Given exercise
Take the listing from its first line through the line that contains "line=dict(color=INK, width=3.2, dash=L3_DASH)))" and please retype those lines exactly, leaving out the pictures.

Source data
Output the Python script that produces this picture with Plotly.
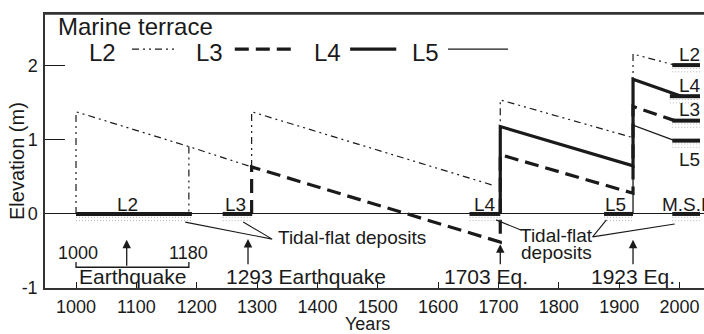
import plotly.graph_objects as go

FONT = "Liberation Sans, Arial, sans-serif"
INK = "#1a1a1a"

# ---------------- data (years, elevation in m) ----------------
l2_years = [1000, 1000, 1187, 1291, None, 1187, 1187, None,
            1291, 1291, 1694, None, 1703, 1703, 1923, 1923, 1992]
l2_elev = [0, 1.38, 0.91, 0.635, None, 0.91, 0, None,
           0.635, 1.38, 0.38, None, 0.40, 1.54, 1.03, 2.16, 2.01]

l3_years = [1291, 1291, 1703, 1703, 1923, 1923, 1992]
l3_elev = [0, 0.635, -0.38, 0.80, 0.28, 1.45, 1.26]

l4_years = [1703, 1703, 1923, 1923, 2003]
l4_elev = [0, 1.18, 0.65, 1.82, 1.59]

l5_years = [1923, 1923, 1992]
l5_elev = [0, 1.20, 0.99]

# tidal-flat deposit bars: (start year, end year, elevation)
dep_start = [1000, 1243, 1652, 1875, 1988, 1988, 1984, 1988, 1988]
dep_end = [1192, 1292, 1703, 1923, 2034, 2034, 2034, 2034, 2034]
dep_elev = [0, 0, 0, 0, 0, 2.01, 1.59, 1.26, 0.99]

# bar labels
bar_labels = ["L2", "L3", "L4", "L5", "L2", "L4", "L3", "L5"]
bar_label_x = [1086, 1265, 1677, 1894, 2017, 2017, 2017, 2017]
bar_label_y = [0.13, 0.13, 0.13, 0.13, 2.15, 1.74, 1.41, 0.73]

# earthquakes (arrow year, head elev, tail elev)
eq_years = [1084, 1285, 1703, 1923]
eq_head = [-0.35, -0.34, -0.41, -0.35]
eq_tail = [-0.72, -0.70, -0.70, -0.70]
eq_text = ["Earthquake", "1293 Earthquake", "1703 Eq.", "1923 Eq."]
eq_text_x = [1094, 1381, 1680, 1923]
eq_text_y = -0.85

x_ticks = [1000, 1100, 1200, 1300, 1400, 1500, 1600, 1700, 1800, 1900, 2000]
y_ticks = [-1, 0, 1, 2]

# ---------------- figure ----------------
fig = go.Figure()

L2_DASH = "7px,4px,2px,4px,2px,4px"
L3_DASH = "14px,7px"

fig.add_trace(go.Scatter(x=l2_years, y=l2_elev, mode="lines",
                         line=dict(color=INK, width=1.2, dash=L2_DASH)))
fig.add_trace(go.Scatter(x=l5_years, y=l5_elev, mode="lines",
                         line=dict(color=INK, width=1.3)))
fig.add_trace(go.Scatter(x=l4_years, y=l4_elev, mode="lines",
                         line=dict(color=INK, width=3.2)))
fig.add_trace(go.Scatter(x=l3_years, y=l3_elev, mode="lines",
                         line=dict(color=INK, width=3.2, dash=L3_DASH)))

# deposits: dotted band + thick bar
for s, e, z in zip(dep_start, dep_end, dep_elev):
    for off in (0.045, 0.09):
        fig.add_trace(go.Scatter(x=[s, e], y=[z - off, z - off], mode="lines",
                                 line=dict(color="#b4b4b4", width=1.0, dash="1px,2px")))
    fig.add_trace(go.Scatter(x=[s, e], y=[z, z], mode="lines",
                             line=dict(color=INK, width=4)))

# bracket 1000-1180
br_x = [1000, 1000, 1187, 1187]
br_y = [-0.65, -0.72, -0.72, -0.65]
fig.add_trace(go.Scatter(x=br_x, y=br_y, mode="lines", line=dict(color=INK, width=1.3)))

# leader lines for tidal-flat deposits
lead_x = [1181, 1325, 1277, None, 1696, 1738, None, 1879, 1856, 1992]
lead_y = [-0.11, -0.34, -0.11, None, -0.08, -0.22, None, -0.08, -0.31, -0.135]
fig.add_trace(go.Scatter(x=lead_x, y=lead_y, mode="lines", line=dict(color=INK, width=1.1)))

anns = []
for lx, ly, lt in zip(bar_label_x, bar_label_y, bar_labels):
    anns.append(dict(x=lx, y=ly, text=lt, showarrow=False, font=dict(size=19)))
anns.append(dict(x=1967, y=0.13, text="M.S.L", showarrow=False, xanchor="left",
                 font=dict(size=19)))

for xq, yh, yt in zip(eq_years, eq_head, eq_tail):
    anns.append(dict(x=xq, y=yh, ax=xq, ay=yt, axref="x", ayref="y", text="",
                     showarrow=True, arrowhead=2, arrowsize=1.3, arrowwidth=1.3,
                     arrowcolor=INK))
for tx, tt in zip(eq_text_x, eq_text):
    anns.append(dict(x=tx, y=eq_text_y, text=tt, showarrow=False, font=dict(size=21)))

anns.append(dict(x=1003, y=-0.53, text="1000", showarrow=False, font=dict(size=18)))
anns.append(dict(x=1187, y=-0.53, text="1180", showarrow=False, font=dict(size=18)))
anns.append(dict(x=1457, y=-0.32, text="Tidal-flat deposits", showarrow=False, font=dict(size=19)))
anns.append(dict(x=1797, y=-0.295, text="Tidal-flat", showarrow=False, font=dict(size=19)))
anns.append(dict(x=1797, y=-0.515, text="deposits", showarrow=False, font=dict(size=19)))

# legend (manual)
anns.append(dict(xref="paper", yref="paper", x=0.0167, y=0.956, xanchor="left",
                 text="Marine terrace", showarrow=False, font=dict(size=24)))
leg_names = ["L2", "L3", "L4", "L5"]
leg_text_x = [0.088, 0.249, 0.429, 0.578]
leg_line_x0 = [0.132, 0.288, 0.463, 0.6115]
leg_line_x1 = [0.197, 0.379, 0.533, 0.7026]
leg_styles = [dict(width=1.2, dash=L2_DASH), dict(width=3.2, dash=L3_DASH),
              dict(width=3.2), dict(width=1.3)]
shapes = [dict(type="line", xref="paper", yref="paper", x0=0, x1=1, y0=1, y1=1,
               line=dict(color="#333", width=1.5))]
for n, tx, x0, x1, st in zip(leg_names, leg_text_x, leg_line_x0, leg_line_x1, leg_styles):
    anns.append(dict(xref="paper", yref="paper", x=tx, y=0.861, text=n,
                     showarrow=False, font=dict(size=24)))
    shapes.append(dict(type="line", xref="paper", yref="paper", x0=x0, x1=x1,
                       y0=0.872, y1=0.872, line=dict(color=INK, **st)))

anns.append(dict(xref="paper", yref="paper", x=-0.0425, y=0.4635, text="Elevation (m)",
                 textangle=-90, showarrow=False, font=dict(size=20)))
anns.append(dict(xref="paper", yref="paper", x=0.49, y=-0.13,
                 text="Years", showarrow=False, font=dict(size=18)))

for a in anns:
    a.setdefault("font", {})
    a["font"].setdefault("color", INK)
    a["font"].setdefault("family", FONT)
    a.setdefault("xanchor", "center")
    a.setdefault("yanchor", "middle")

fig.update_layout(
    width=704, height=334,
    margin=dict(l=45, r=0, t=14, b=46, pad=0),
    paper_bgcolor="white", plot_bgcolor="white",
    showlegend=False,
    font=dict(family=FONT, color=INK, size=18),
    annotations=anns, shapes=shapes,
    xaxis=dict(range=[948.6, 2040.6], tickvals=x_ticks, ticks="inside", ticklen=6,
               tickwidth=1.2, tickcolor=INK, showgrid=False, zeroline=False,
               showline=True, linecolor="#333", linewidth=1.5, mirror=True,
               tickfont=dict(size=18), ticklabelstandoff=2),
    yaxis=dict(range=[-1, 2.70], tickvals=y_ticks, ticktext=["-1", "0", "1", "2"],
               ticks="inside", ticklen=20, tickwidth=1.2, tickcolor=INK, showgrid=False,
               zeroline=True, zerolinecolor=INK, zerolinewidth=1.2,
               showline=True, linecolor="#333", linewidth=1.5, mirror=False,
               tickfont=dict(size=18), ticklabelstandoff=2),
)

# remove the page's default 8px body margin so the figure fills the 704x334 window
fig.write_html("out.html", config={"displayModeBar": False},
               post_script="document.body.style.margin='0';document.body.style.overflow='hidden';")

Written reply
Output the Python script that produces this picture with Plotly.
import plotly.graph_objects as go

FONT = "Liberation Sans, Arial, sans-serif"
INK = "#1a1a1a"

# ---------------- data (years, elevation in m) ----------------
l2_years = [1000, 1000, 1187, 1291, None, 1187, 1187, None,
            1291, 1291, 1694, None, 1703, 1703, 1923, 1923, 1992]
l2_elev = [0, 1.38, 0.91, 0.635, None, 0.91, 0, None,
           0.635, 1.38, 0.38, None, 0.40, 1.54, 1.03, 2.16, 2.01]

l3_years = [1291, 1291, 1703, 1703, 1923, 1923, 1992]
l3_elev = [0, 0.635, -0.38, 0.80, 0.28, 1.45, 1.26]

l4_years = [1703, 1703, 1923, 1923, 2003]
l4_elev = [0, 1.18, 0.65, 1.82, 1.59]

l5_years = [1923, 1923, 1992]
l5_elev = [0, 1.20, 0.99]

# tidal-flat deposit bars: (start year, end year, elevation)
dep_start = [1000, 1243, 1652, 1875, 1988, 1988, 1984, 1988, 1988]
dep_end = [1192, 1292, 1703, 1923, 2034, 2034, 2034, 2034, 2034]
dep_elev = [0, 0, 0, 0, 0, 2.01, 1.59, 1.26, 0.99]

# bar labels
bar_labels = ["L2", "L3", "L4", "L5", "L2", "L4", "L3", "L5"]
bar_label_x = [1086, 1265, 1677, 1894, 2017, 2017, 2017, 2017]
bar_label_y = [0.13, 0.13, 0.13, 0.13, 2.15, 1.74, 1.41, 0.73]

# earthquakes (arrow year, head elev, tail elev)
eq_years = [1084, 1285, 1703, 1923]
eq_head = [-0.35, -0.34, -0.41, -0.35]
eq_tail = [-0.72, -0.70, -0.70, -0.70]
eq_text = ["Earthquake", "1293 Earthquake", "1703 Eq.", "1923 Eq."]
eq_text_x = [1094, 1381, 1680, 1923]
eq_text_y = -0.85

x_ticks = [1000, 1100, 1200, 1300, 1400, 1500, 1600, 1700, 1800, 1900, 2000]
y_ticks = [-1, 0, 1, 2]

# ---------------- figure ----------------
fig = go.Figure()

L2_DASH = "7px,4px,2px,4px,2px,4px"
L3_DASH = "14px,7px"

fig.add_trace(go.Scatter(x=l2_years, y=l2_elev, mode="lines",
                         line=dict(color=INK, width=1.2, dash=L2_DASH)))
fig.add_trace(go.Scatter(x=l5_years, y=l5_elev, mode="lines",
                         line=dict(color=INK, width=1.3)))
fig.add_trace(go.Scatter(x=l4_years, y=l4_elev, mode="lines",
                         line=dict(color=INK, width=3.2)))
fig.add_trace(go.Scatter(x=l3_years, y=l3_elev, mode="lines",
                         line=dict(color=INK, width=3.2, dash=L3_DASH)))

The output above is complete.